Process heat, steam systems, and hot equipment create temperature gradients exploitable for thermoelectric harvesting. Temperature differences of tens or hundreds of degrees between process temperatures and ambient air provide substantial harvesting potential. Heat sinks dissipate harvested heat to maintain temperature gradients.

Thermoelectric generators attached to hot pipes, vessels, and equipment produce continuous power as long as process heat is present. The steady nature of thermal harvesting complements intermittent vibration sources in hybrid systems. Waste heat recovery for sensor power represents an elegant application of otherwise discarded energy.

Electromagnetic Energy

Electrical equipment including motors, transformers, and power cables produces electromagnetic fields containing harvestable energy. Inductive harvesters capture energy from alternating magnetic fields around current-carrying conductors. The harvested energy powers sensors monitoring the very equipment producing the fields.

Solar and Lighting

Indoor industrial lighting and outdoor solar energy provide photovoltaic harvesting opportunities. Well-lit factory floors and warehouses offer consistent artificial illumination. Outdoor equipment installations receive direct sunlight. Solar harvesting supplements vibration and thermal sources for comprehensive energy availability.

Industrial Robustness

Industrial environments subject equipment to vibration, shock, temperature extremes, moisture, dust, and chemical exposure. Energy harvesting systems must withstand these conditions while maintaining reliable operation. Ruggedized enclosures, conformal coatings, and appropriate material selection enable industrial-grade durability.

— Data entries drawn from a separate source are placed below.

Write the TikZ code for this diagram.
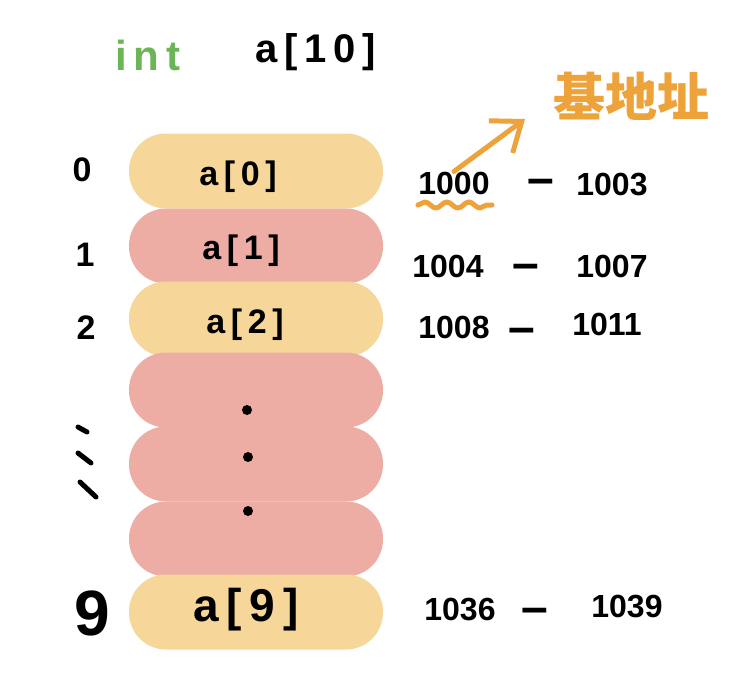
\documentclass[tikz,border=0pt]{standalone}
\usepackage{fontspec}
\setmainfont{Liberation Sans}
\newfontfamily\cjk{Noto Sans CJK SC}
\usetikzlibrary{arrows.meta,decorations.pathmorphing}
\definecolor{pillY}{HTML}{F6D699}
\definecolor{pillP}{HTML}{EDADA5}
\definecolor{intG}{HTML}{6CB556}
\definecolor{noteO}{HTML}{EDA23A}
\tikzset{
  pill/.style={minimum width=254pt, minimum height=75pt, rounded corners=37pt, inner sep=0pt},
  ypill/.style={pill, fill=pillY},
  ppill/.style={pill, fill=pillP},
  cell/.style={font=\bfseries\fontsize{34}{40}\selectfont, inner sep=0pt},
  addr/.style={font=\bfseries\fontsize{32}{38}\selectfont, inner sep=0pt},
  dashtxt/.style={font=\bfseries\fontsize{48}{54}\selectfont, inner sep=0pt},
  idx/.style={font=\bfseries\fontsize{34}{40}\selectfont, inner sep=0pt},
  edot/.style={fill=black, circle, minimum size=10pt, inner sep=0pt},
  estroke/.style={line width=5pt, line cap=round},
  note/.style={noteO, line width=5pt, line cap=round, line join=round}
}
\begin{document}
\begin{tikzpicture}[x=1pt,y=-1pt]
\fill[white] (0,0) rectangle (732,697);
\useasboundingbox (0,0) rectangle (732,697);
% title
\node[inner sep=0pt, intG, font=\bfseries\fontsize{42}{48}\selectfont] (int) at (148,55) {i\,n\,t};
\node[inner sep=0pt, font=\bfseries\fontsize{40}{46}\selectfont] (decl) at (316,52) {a\,[\,1\,0\,]};
% pills
\node[ypill] (p0) at (256,171) {};
\node[ppill] (p1) at (256,246) {};
\node[ypill] (p2) at (256,319) {};
\node[ppill] (p3) at (256,390) {};
\node[ppill] (p4) at (256,464) {};
\node[ppill] (p5) at (256,539) {};
\node[ypill] (p9) at (256,612) {};
% cell texts
\node[cell] (c0) at (238,177) {a\,[\,0\,]};
\node[cell] (c1) at (241,251) {a\,[\,1\,]};
\node[cell] (c2) at (245,325) {a\,[\,2\,]};
\node[edot] (d1) at (247,410) {};
\node[edot] (d2) at (248,457) {};
\node[edot] (d3) at (248,511) {};
\node[cell, font=\bfseries\fontsize{46}{52}\selectfont] (c9) at (246,610) {a\,[\,9\,]};
% indices
\node[idx] (i0) at (82,170) {0};
\node[idx] (i1) at (85,255) {1};
\node[idx] (i2) at (86,328) {2};
\draw[estroke] (78,427) -- (87,432);
\draw[estroke] (78,453) -- (91,463);
\draw[estroke] (80,482) -- (96,497);
\node[idx, font=\bfseries\fontsize{64}{70}\selectfont] (i9) at (92,613) {9};
% addresses
\node[addr] (s0) at (454,183) {1000};
\node[dashtxt] (m0) at (541,187) {–};
\node[addr] (e0) at (612,185) {1003};
\node[addr] (s1) at (448,266) {1004};
\node[dashtxt] (m1) at (526,272) {–};
\node[addr] (e1) at (612,266) {1007};
\node[addr] (s2) at (454,327) {1008};
\node[dashtxt] (m2) at (522,336) {–};
\node[addr] (e2) at (607,324) {1011};
\node[addr] (s9) at (460,609) {1036};
\node[dashtxt] (m9) at (535,616) {–};
\node[addr] (e9) at (627,607) {1039};
% base address note
\node[noteO, inner sep=0pt, font=\cjk\bfseries\fontsize{52}{58}\selectfont] (base) at (631,96) {基地址};
\coordinate (tip) at (525,119);
\draw[note, -{Straight Barb[length=26pt,width=40pt]}] (s0.north) -- (tip);
\draw[note, decorate, decoration={snake, amplitude=3pt, segment length=22pt}] (418,205) -- (492,205);
\end{tikzpicture}
\end{document}
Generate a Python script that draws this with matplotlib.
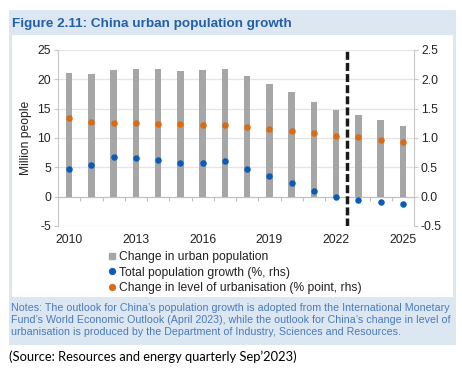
import matplotlib
matplotlib.use("Agg")
import matplotlib.pyplot as plt
from matplotlib.patches import Rectangle
from matplotlib.lines import Line2D
from matplotlib.ticker import FormatStrFormatter
import numpy as np

plt.rcParams['font.family'] = ['Liberation Sans', 'DejaVu Sans']
plt.rcParams['axes.unicode_minus'] = False

years = list(range(2010, 2026))
urban_change = [21.1, 20.9, 21.6, 21.7, 21.7, 21.5, 21.6, 21.8,
                20.5, 19.2, 17.8, 16.1, 14.7, 13.9, 13.0, 12.1]
pop_growth = [0.48, 0.54, 0.67, 0.66, 0.63, 0.58, 0.58, 0.60,
              0.47, 0.35, 0.23, 0.09, -0.01, -0.05, -0.09, -0.13]
urbanisation = [1.34, 1.28, 1.25, 1.25, 1.24, 1.24, 1.23, 1.22,
                1.18, 1.16, 1.12, 1.08, 1.04, 1.01, 0.97, 0.94]
tick_years = [2010, 2013, 2016, 2019, 2022, 2025]
forecast_split = 12.5

title = "Figure 2.11: China urban population growth"
notes = ("Notes: The outlook for China\u2019s population growth is adopted from the International Monetary\n"
         "Fund\u2019s World Economic Outlook (April 2023), while the outlook for China\u2019s change in level of\n"
         "urbanisation is produced by the Department of Industry, Sciences and Resources.")
source = "(Source: Resources and energy quarterly Sep\u20192023)"

W, H = 462, 371
fig = plt.figure(figsize=(W / 100, H / 100), dpi=100)

def fx(px):
    return px / W

def fy(py):
    return 1 - py / H

# background panels
fig.patches.append(Rectangle((fx(9), fy(345)), fx(456) - fx(9), fy(10) - fy(345),
                             transform=fig.transFigure, facecolor='#dde7f1', edgecolor='none', zorder=-2))
fig.patches.append(Rectangle((fx(12), fy(297)), fx(453) - fx(12), fy(35) - fy(297),
                             transform=fig.transFigure, facecolor='white', edgecolor='none', zorder=-1))

fig.text(fx(12), fy(24), title, fontsize=9.7, fontweight='bold', color='#2360a8',
         ha='left', va='center')
fig.text(fx(11), fy(303), notes, fontsize=7.65, color='#4a7bbd', ha='left', va='top',
         linespacing=1.22)
fig.text(fx(9), fy(357), source, fontsize=9.3, color='black', ha='left', va='center',
         family=['Lato', 'DejaVu Sans'])

ax = fig.add_axes([fx(58), fy(226), fx(414) - fx(58), fy(50) - fy(226)])
ax.set_facecolor('none')
x = np.arange(len(years))
ax.bar(x, urban_change, width=0.3, color='#a6a6a6', zorder=2)
ax.set_xlim(-0.5, len(years) - 0.5)
ax.set_ylim(-5, 25)
ax.set_yticks(range(-5, 26, 5))
ax.grid(axis='y', color='#e4e4e4', linewidth=0.9, zorder=0)
ax.set_axisbelow(True)
for s in ['top', 'right']:
    ax.spines[s].set_visible(False)
ax.spines['left'].set_color('#c8c8c8')
ax.spines['bottom'].set_position(('data', 0))
ax.spines['bottom'].set_color('#c0c0c0')
ax.set_xticks(np.arange(-0.5, len(years), 1.0))
ax.set_xticklabels([])
ax.tick_params(axis='x', length=3, color='#c0c0c0', direction='out')
ax.tick_params(axis='y', length=3, color='#c8c8c8', labelsize=8.7, labelcolor='#222222', pad=2)
ax.set_ylabel('Million people', fontsize=8.7, color='#222222', labelpad=4)

sec = ax.secondary_xaxis(0.0)
sec.set_xticks([years.index(y) for y in tick_years])
sec.set_xticklabels([str(y) for y in tick_years])
sec.tick_params(length=0, labelsize=8.7, labelcolor='#222222', pad=6)
sec.spines['bottom'].set_visible(False)

ax2 = ax.twinx()
ax2.set_ylim(-0.5, 2.5)
ax2.set_yticks(np.arange(-0.5, 2.51, 0.5))
ax2.yaxis.set_major_formatter(FormatStrFormatter('%.1f'))
for s in ['top', 'left', 'bottom']:
    ax2.spines[s].set_visible(False)
ax2.spines['right'].set_color('#c8c8c8')
ax2.tick_params(axis='y', length=3, color='#c8c8c8', labelsize=8.7, labelcolor='#222222', pad=2)
ax2.scatter(x, urbanisation, s=22, color='#dc6a12', zorder=3, linewidths=0)
ax2.scatter(x, pop_growth, s=22, color='#0a5cb8', zorder=3, linewidths=0)
ax2.axvline(forecast_split, color='#1a1a1a', linewidth=2.5, linestyle=(0, (2.3, 0.9)), zorder=4)

handles = [
    Line2D([], [], marker='s', linestyle='none', color='#a6a6a6', markersize=5),
    Line2D([], [], marker='o', linestyle='none', color='#0a5cb8', markersize=4.2),
    Line2D([], [], marker='o', linestyle='none', color='#dc6a12', markersize=4.2),
]
labels = ['Change in urban population', 'Total population growth (%, rhs)',
          'Change in level of urbanisation (% point, rhs)']
fig.legend(handles, labels, loc='upper left', bbox_to_anchor=(fx(109), fy(251)),
           frameon=False, fontsize=8.75, handlelength=0.5, handletextpad=0.35,
           labelspacing=0.3, borderpad=0, borderaxespad=0, labelcolor='#222222')

fig.savefig('out.png', dpi=100)
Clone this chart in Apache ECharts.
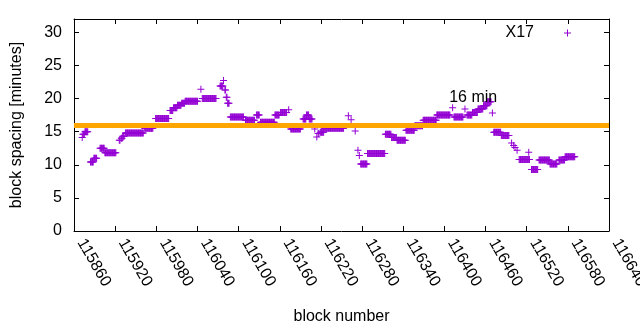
<!DOCTYPE html>
<html>
<head>
<meta charset="utf-8">
<script src="https://cdn.jsdelivr.net/npm/echarts@6/dist/echarts.min.js"></script>
<style>
  html, body { margin: 0; padding: 0; background: #fff; }
  #chart { width: 640px; height: 330px; }
</style>
</head>
<body>
<div id="chart"></div>
<script>
// runs of blocks that share the same spacing value
const runFrom = [
  115872, 115873, 115876, 115884, 115889, 115898, 115905, 115926, 115929, 115931,
  115935, 115963, 115979, 116000, 116005, 116011, 116017, 116022, 116045, 116047,
  116073, 116078, 116080, 116082, 116084, 116088, 116110, 116126, 116132, 116153,
  116161, 116173, 116176, 116194, 116199, 116203, 116211, 116214, 116216, 116219,
  116225, 116260, 116264, 116270, 116274, 116276, 116278, 116288, 116314, 116323,
  116331, 116344, 116357, 116369, 116389, 116412, 116414, 116430, 116433, 116441,
  116449, 116457, 116463, 116470, 116472, 116483, 116498, 116501, 116503, 116506,
  116509, 116523, 116527, 116538, 116554, 116567, 116576
];
const runTo = [
  115872, 115875, 115880, 115888, 115893, 115904, 115921, 115927, 115930, 115933,
  115961, 115975, 115998, 116004, 116010, 116016, 116021, 116040, 116045, 116067,
  116077, 116078, 116081, 116083, 116086, 116107, 116123, 116130, 116152, 116159,
  116170, 116173, 116190, 116198, 116202, 116207, 116211, 116214, 116217, 116224,
  116253, 116260, 116264, 116270, 116274, 116276, 116287, 116313, 116322, 116330,
  116343, 116356, 116368, 116388, 116408, 116412, 116427, 116430, 116440, 116448,
  116456, 116462, 116468, 116470, 116482, 116494, 116498, 116501, 116503, 116506,
  116524, 116523, 116536, 116553, 116564, 116575, 116590
];
const runMinutes = [
  14.1, 14.6, 15.0, 10.4, 11.0, 12.5, 11.8, 13.7, 14.0, 14.3,
  14.8, 15.5, 17.0, 18.2, 18.6, 19.0, 19.3, 19.6, 21.4, 20.0,
  21.9, 22.7, 21.3, 20.2, 19.3, 17.2, 16.7, 17.5, 16.4, 17.5,
  17.9, 18.3, 15.4, 16.9, 17.5, 16.9, 15.4, 14.2, 14.7, 14.9,
  15.5, 17.4, 16.8, 15.1, 12.2, 11.4, 10.1, 11.7, 14.6, 14.1,
  13.7, 15.2, 15.9, 16.7, 17.5, 18.6, 17.2, 18.4, 17.5, 17.9,
  18.4, 18.9, 19.5, 17.8, 14.9, 14.4, 13.3, 12.9, 12.6, 12.2,
  10.8, 11.9, 9.3, 10.7, 10.1, 10.7, 11.2
];

const blockRange = [115860, 116640];
const blockStep = 60;
const minutesRange = [0, 32];
const minutesStep = 5;
const targetMinutes = 16;
const targetText = '16 min';
const targetTextAt = [116407, 20.2];
const seriesName = 'X17';

const points = [];
runFrom.forEach((from, i) => {
  for (let b = from; b <= runTo[i]; b++) points.push([b, runMinutes[i]]);
});

const plus = 'path://M3,0h1v7h-1z M0,3h7v1h-7z';
const font = 'Liberation Sans, Arial, sans-serif';
const black = '#000';

const chart = echarts.init(document.getElementById('chart'), null, { renderer: 'canvas' });

const axisCommon = {
  type: 'value',
  axisLine: { show: true, onZero: false, lineStyle: { color: black, width: 1 } },
  axisTick: { show: true, inside: true, length: 5, lineStyle: { color: black } },
  splitLine: { show: false }
};

chart.setOption({
  animation: false,
  textStyle: { fontFamily: font },
  grid: { left: 74, right: 31, top: 19, bottom: 99, containLabel: false, outerBoundsMode: 'none' },
  legend: {
    data: [{ name: seriesName, icon: plus }],
    right: 69, top: 25,
    align: 'right',
    itemWidth: 7, itemHeight: 7,
    padding: 0,
    textStyle: { fontSize: 16, color: black, fontFamily: font, padding: [0, 25, 0, 0] }
  },
  xAxis: [
    Object.assign({}, axisCommon, {
      position: 'bottom',
      min: blockRange[0], max: blockRange[1], interval: blockStep,
      axisLabel: {
        rotate: -60, fontSize: 16, color: black, fontFamily: font,
        margin: 13, align: 'left', verticalAlign: 'bottom',
        formatter: v => String(v)
      },
      name: 'block number', nameLocation: 'middle', nameGap: 78,
      nameTextStyle: { fontSize: 16, color: black, fontFamily: font }
    }),
    Object.assign({}, axisCommon, {
      position: 'top',
      min: blockRange[0], max: blockRange[1], interval: blockStep,
      axisLabel: { show: false }
    })
  ],
  yAxis: [
    Object.assign({}, axisCommon, {
      position: 'left',
      min: minutesRange[0], max: minutesRange[1], interval: minutesStep,
      axisLabel: { fontSize: 16, color: black, fontFamily: font, margin: 12, showMaxLabel: false },
      name: 'block spacing [minutes]', nameLocation: 'middle', nameGap: 49,
      nameTextStyle: { fontSize: 16, color: black, fontFamily: font }
    }),
    Object.assign({}, axisCommon, {
      position: 'right',
      min: minutesRange[0], max: minutesRange[1], interval: minutesStep,
      axisLabel: { show: false }
    })
  ],
  series: [
    {
      name: seriesName,
      type: 'scatter',
      data: points,
      symbol: plus,
      symbolSize: 7,
      itemStyle: { color: '#9400D3', opacity: 1 },
      z: 2
    },
    {
      type: 'line',
      data: [],
      z: 5,
      markLine: {
        silent: true,
        symbol: 'none',
        label: { show: false },
        lineStyle: { color: '#FFA500', width: 5, type: 'solid' },
        data: [{ yAxis: targetMinutes }]
      },
      markPoint: {
        silent: true,
        symbol: 'circle',
        symbolSize: 0,
        label: {
          show: true, position: 'right', distance: 0,
          formatter: targetText, fontSize: 16, color: black, fontFamily: font
        },
        data: [{ coord: targetTextAt }]
      }
    }
  ]
});
</script>
</body>
</html>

IP (Ingress Protection) ratings specify dust and water resistance appropriate for installation environment. Shock and vibration ratings ensure survival during machine operation and maintenance handling. Temperature ratings cover both operating and storage conditions. Industrial energy harvesting products require qualification testing far exceeding consumer electronics standards.

Installation Flexibility

Industrial facilities contain diverse equipment with varying mounting surfaces, temperatures, and vibration characteristics. Energy harvesting sensors must accommodate this variety with flexible mounting options and configurable operating parameters. Magnetic mounting enables quick installation on ferrous surfaces without drilling or adhesives.

Network Reliability

Industrial processes depend on reliable data communication for monitoring and control. Redundant communication paths and store-and-forward capabilities maintain data integrity despite interference and network disruptions. Quality of service mechanisms prioritize critical alarm information over routine status reports.

Cybersecurity

Industrial networks face increasing cybersecurity threats that energy harvesting sensors must address. Encryption and authentication protect data integrity and prevent unauthorized access. Security updates and vulnerability management maintain protection over long deployment lifetimes. Industrial cybersecurity standards guide secure system design.

Reduced Maintenance Costs

Battery replacement in industrial sensors requires personnel time, equipment access, and sometimes process shutdown. Energy harvesting eliminates this recurring cost while improving measurement continuity. The maintenance savings often exceed the initial sensor cost premium within the first year of operation.

Prevented Downtime

Unplanned equipment failures cause production losses far exceeding repair costs. Predictive maintenance enabled by continuous monitoring prevents most catastrophic failures. Energy harvesting makes comprehensive monitoring economically feasible, maximizing failure prevention benefits.

Extended Equipment Life

Early detection and correction of developing problems extends equipment operational lifetime. Avoiding operation in degraded conditions reduces wear and stress. The accumulated benefit of longer equipment life represents significant capital expenditure savings.